Our guest blogger today is Cook’s Handbook for Normandy (and Brittany) from 1883. Excerpts include traveler advice, the Norman character and scenery. Every town and larger village are described, but for this match we have included a visitor guide to Bayeux.
We expected the handbook to be a little dry but it is sprinkled with personal insights and informative asides that explain just why Cook’s handbooks were so popular with the inquisitive 19th century traveller. Text in italics are Cook’s.
Cook’s introduction to Normandy
Few countries ought to possess greater attractions for the educated Englishman than that immense territory lying between Paris and the sea-coast, which may be said to comprise nearly the whole of North- West France.
Indeed, but how best to enjoy this earthly paradise? lets start with Cook’s ‘Useful Information’…
When to Go
Any month may be chosen between April and October, inclusive. The early spring and late autumn are pleasantest in Normandy. The angler should select April, May, or June.
Cost of tour
About 10 shillings per day [equivalent to @£300 today] will suffice for daily expenses in the best hotels. Incidental expenses, exclusive of carriage hire, about 2s. to 2s. 6d per day [£75 today] .
The Thomas Cook rail ticket
The company offered a range of set rail journeys across the region.
The Paris option: Travellers who cannot bear a long sea voyage may obtain at the offices of Thos. Cook & Son circular tickets, for tours beginning and ending at Paris. In the summer cheap return tickets from Paris to the chief sea-bathing stations on the French coast may also be obtained.
Thomas Cook traveller coupons ensure ‘civility and attention’
For the convenience of tourists, Thos. Cook & Son have made arrangements under which the best hotels in all the principal towns accept their hotel coupons. Travellers holding Cook’s coupons may rely on being treated with civility and attention.
Food ‘do as Rome does’
The traveller in Normandy cannot do better than follow the maxim, “When at Rome do as Rome does.” It is the custom throughout the country to have a table d’hote breakfast at half-past 10 to 11 o’clock. Cook’s dejeuner coupons are available for this repast, which is usually ample and well served. Tourists who cannot conveniently conform to this custom may have an ordinary English breakfast at their own hour, with meat or fish, in exchange for the same coupon. Many of the buffets at the railway stations give good dejeuners from 2fr. 50c. to 3fr.
Throughout Normandy, wine is an extra, but cider ad lib, is placed on the table at dejeuner and dinner.
The climate of Normandy closely resembles that of England, but there is less moisture in the air, and no fog.
Churches and Cathedrals
Usually open at all hours of the day, but the choirs and side chapels are usually kept locked. The Suisse, or beadle in charge, will admit the tourist for a small fee.
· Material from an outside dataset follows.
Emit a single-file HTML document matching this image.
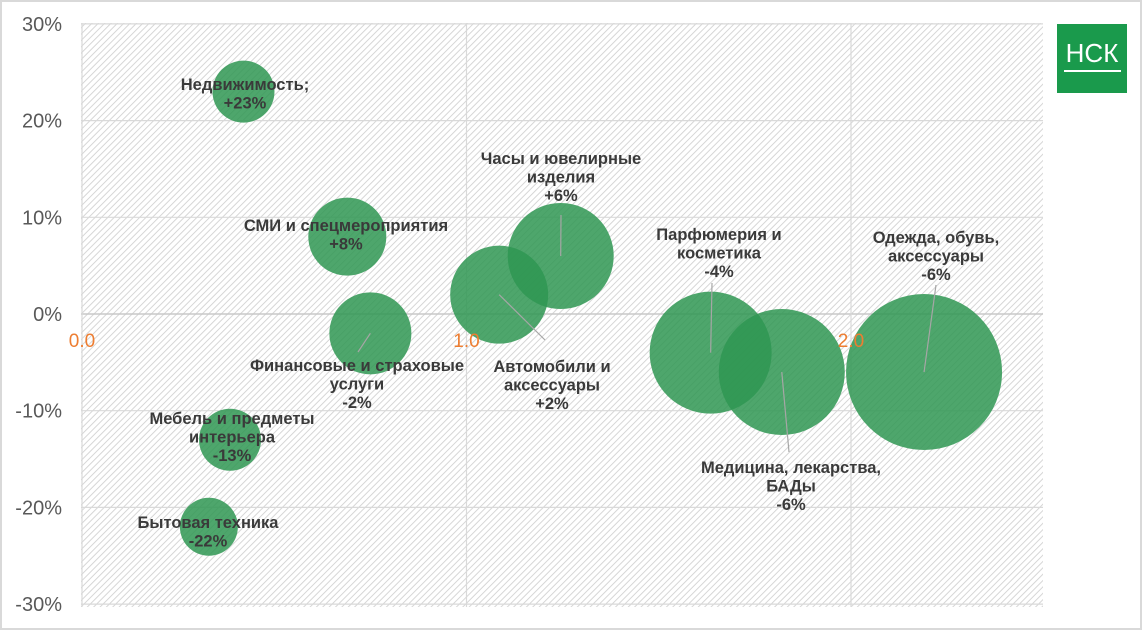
<!DOCTYPE html>
<html><head><meta charset="utf-8">
<style>
html,body{margin:0;padding:0;background:#fff;}
svg{display:block;font-family:"Liberation Sans",sans-serif;}
</style></head>
<body>
<svg id="chart" width="1142" height="630" viewBox="0 0 1142 630" xmlns="http://www.w3.org/2000/svg">
<defs>
<pattern id="hatch" patternUnits="userSpaceOnUse" width="4.5" height="4.5" patternTransform="rotate(45)">
<rect width="5" height="5" fill="#fff"/>
<line x1="0" y1="0" x2="0" y2="5" stroke="#d2d2d2" stroke-width="1.8"/>
</pattern>
</defs>
<rect x="1" y="1" width="1140" height="628" fill="#fff" stroke="#d9d9d9" stroke-width="2"/>
<rect x="81" y="23" width="962" height="584" fill="url(#hatch)"/>
<g id="grid"></g>
<g id="bubbles"></g>
<g id="labels"></g>
<g id="axes"></g>
<g>
<rect x="1057" y="24" width="70" height="69" fill="#1a9a4c"/>
<text x="1092" y="62" text-anchor="middle" font-size="26" fill="#fff">НСК</text>
<rect x="1064" y="70" width="57" height="2" fill="#fff"/>
</g>
</svg>
<script>
const categories=["Недвижимость;","СМИ и спецмероприятия","Финансовые и страховые услуги","Мебель и предметы интерьера","Бытовая техника","Автомобили и аксессуары","Часы и ювелирные изделия","Парфюмерия и косметика","Медицина, лекарства, БАДы","Одежда, обувь, аксессуары"];
const xValues=[0.42,0.69,0.75,0.385,0.33,1.085,1.245,1.635,1.82,2.19];
const yValues=[23,8,-2,-13,-22,2,6,-4,-6,-6];
const sizes=[31,39,41,31,29,49,53,61,63,78];
const valueLabels=["+23%","+8%","-2%","-13%","-22%","+2%","+6%","-4%","-6%","-6%"];
const xTicks=["0.0","1.0","2.0"];
const xTickVals=[0,1,2];
const yTicks=[30,20,10,0,-10,-20,-30];

const NS="http://www.w3.org/2000/svg";
const X=v=>82+v*384.5;
const Y=v=>314-v*9.67;
function mk(tag,attrs,parent,text){const e=document.createElementNS(NS,tag);for(const k in attrs)e.setAttribute(k,attrs[k]);if(text!==undefined)e.textContent=text;parent.appendChild(e);return e;}
const grid=document.getElementById('grid'),bub=document.getElementById('bubbles'),lab=document.getElementById('labels'),axes=document.getElementById('axes');

yTicks.forEach(t=>{
 const l=mk('line',{x1:81,x2:1043,y1:Y(t),y2:Y(t),stroke:t===0?'#c8c8c8':'#d9d9d9','stroke-width':t===0?1.5:1.2},grid);
 
 
 const tx=mk('text',{x:62,y:Y(t)+7,'text-anchor':'end','font-size':20,fill:'#595959'},axes,t+'%');
 
 
});
xTickVals.forEach((v,i)=>{
 const l=mk('line',{x1:X(v),x2:X(v),y1:23,y2:607,stroke:'#d9d9d9','stroke-width':1.2},grid);
 
 
 const tx=mk('text',{x:X(v),y:347,'text-anchor':'middle','font-size':19,fill:'#ed7d31'},axes,xTicks[i]);
 
 
});

const layout=[
 {l:["Недвижимость;"],x:245,y:90,lead:null},
 {l:["СМИ и спецмероприятия"],x:346,y:231,lead:null},
 {l:["Финансовые и страховые","услуги"],x:357,y:371,lead:[358,352]},
 {l:["Мебель и предметы","интерьера"],x:232,y:424,lead:null},
 {l:["Бытовая техника"],x:208,y:528,lead:null},
 {l:["Автомобили и","аксессуары"],x:552,y:372,lead:[545,340]},
 {l:["Часы и ювелирные","изделия"],x:561,y:164,lead:[561,215]},
 {l:["Парфюмерия и","косметика"],x:719,y:240,lead:[712,283]},
 {l:["Медицина, лекарства,","БАДы"],x:791,y:473,lead:[789,452]},
 {l:["Одежда, обувь,","аксессуары"],x:936,y:243,lead:[936,285]}
];
categories.forEach((c,i)=>{
 const cx=X(xValues[i]),cy=Y(yValues[i]);
 const ci=mk('circle',{cx:cx,cy:cy,r:sizes[i],fill:'#2f9652','fill-opacity':0.85},bub);
 
 
 const L=layout[i];
 if(L.lead){
  const ln=mk('line',{x1:cx,y1:cy,x2:L.lead[0],y2:L.lead[1],stroke:'#a6a6a6','stroke-width':1.2},lab);
  
  
 }
 const lines=L.l.concat([valueLabels[i]]);
 lines.forEach((s,j)=>{
  const t=mk('text',{x:L.x,y:L.y+j*18.5,'text-anchor':'middle','font-size':16.5,'font-weight':'bold',fill:'#3a3a3a'},lab,s);
  
  
 });
});
</script>
</body></html>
All the principal towns in Normandy can be reached by rail, but there are many points where it will be found necessary to hire carriages. Carriages by the day cost from 8fr. to 10fr., with a gratuity of 2fr. to 3fr. additional to the driver.
Passengers with luggage to be registered should arrive at French railway stations at least a quarter of an hour before the time advertised for starting. Thirty kilos of luggage (about 661bs.) is carried free on all French railways, whether first or second class. Luggage may be left “a la consigne” in all the principal stations.
All along the coast of Normandy tourists are subject to gross imposition by persons who pretend to have valuable old paintings, carvings, and articles of vertu for sale. These things, as well as modem pictures, are manufactured in Paris in large quantities. Tourists should not therefore be tempted to invest their money in such treasures.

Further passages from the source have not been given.